Step 14: Amazon API Gateway

The API Gateway exposes a simple api endpoint (POST method) for starting the state machine. The endpoint is protected by AWS_IAM which means the request is signed with AWS SigV4. For more details, see Signature Version 4 Signing Process

Step 15: Run media-analysis state machine state

The Media2Cloud solution was designed to take advantage of the existing, published AWS solution, Media Analsysis Solution. Thus, instead of building a different pipeline for AI/ML service, the solution leverages Media Analysis Solution by invoking its analysis state machine. In this state, the solution simply runs the media-analysis-solution state machine and periodically check the exceution status.

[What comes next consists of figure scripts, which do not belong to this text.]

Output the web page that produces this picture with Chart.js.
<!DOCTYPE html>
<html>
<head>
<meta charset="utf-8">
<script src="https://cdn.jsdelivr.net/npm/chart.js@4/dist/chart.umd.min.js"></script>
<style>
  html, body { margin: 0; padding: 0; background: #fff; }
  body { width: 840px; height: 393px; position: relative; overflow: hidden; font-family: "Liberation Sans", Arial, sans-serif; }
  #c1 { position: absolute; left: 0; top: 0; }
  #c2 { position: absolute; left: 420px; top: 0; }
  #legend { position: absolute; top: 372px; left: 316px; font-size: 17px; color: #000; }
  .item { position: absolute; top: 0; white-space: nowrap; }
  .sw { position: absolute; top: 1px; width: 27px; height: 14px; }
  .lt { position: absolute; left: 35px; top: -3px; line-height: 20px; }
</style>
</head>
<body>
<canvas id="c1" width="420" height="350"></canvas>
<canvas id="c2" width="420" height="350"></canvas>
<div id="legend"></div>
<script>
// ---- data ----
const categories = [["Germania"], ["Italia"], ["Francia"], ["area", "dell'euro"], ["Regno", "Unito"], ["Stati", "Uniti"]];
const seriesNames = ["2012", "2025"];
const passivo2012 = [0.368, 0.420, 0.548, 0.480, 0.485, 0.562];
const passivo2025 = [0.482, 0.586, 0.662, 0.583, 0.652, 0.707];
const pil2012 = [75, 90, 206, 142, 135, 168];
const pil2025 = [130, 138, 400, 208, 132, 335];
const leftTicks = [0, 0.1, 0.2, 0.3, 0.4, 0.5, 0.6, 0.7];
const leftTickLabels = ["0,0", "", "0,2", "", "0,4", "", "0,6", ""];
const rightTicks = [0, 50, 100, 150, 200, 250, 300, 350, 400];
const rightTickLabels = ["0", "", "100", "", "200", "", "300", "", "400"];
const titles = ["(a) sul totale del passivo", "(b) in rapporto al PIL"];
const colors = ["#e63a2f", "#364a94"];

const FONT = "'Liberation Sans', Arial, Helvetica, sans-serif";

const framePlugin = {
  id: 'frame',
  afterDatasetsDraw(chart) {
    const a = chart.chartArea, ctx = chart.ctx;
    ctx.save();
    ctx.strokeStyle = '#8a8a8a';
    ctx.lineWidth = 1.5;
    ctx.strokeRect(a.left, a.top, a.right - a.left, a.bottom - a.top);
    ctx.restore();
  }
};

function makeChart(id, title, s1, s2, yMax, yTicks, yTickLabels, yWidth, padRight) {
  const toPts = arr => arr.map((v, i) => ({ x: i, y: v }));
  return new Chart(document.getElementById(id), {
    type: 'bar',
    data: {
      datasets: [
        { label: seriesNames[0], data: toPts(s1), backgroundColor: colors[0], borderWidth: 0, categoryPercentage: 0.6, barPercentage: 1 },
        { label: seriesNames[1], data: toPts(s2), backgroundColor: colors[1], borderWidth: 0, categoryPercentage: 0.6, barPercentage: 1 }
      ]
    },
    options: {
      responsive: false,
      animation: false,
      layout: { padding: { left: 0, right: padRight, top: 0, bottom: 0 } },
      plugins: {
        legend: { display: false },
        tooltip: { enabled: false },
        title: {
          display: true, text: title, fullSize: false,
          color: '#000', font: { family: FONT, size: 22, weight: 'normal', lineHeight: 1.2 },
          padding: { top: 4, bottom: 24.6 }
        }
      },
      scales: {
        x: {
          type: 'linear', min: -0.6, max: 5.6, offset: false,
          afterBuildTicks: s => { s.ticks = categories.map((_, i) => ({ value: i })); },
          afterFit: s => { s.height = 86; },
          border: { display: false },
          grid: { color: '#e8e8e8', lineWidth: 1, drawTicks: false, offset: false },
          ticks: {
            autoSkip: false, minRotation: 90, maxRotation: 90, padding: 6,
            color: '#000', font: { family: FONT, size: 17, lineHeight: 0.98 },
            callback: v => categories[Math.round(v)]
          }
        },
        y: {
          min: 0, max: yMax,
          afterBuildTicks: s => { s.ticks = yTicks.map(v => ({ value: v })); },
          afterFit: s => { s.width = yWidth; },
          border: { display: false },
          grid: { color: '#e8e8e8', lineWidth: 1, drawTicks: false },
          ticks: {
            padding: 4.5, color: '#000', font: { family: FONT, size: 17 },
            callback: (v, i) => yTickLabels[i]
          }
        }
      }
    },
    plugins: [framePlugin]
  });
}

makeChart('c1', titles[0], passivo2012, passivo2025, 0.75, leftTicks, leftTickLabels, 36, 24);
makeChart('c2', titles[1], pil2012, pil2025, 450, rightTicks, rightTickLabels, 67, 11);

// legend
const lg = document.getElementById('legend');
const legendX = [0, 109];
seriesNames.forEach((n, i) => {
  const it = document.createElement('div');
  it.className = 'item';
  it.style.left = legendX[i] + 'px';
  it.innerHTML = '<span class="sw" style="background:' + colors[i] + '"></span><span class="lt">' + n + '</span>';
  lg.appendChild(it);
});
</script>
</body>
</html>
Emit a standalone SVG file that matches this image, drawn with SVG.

Step 16: Media Analysis Solution

Media Analysis solution workflow

Step 17: Ingesting AI/ML metadata to Amazon Elasticsearch service

Media Analysis Solution ingests metadata generated by Rekognition, Transcribe, and Comprehend services to Elasticsearch engine. Our solution uses the Elasticsearch engine to provide search capability.

Step 18: Collecting AI/ML results from Media Analysis Solution

In this state, the media-analysis-state-machine has completed, the solution simply collects all the AI/ML results and prepare the next state.

Step 19: Generate WebVTT tracks

In this state, the solution generates the subtitle (.vtt) file from the transcription. In addition to that, the solution indeed generates other WebVTT tracks out of the AI/ML metadata such as Labels, Celebrities, Faces. The HTML5 player in this solution simply renders the metadata as if it is webvtt tracks. Each of the clickable buttons under the Preview's carousel view loads a webvtt track.

Step 20: Update AI/ML metadata to Amazon DynamoDB table

Similar to Step 10.

Step 21: Report status to AWS Iot

Similar to Step 11.

Step 22: Message dispatch state

Similar to Step 9

Step 23: Searching asset

As mentioned earlier, the search capability is provided by Elasticsearch engine. Search any term generated by AI/ML services, Elasticsearch engine will return a list of assets that contain the term.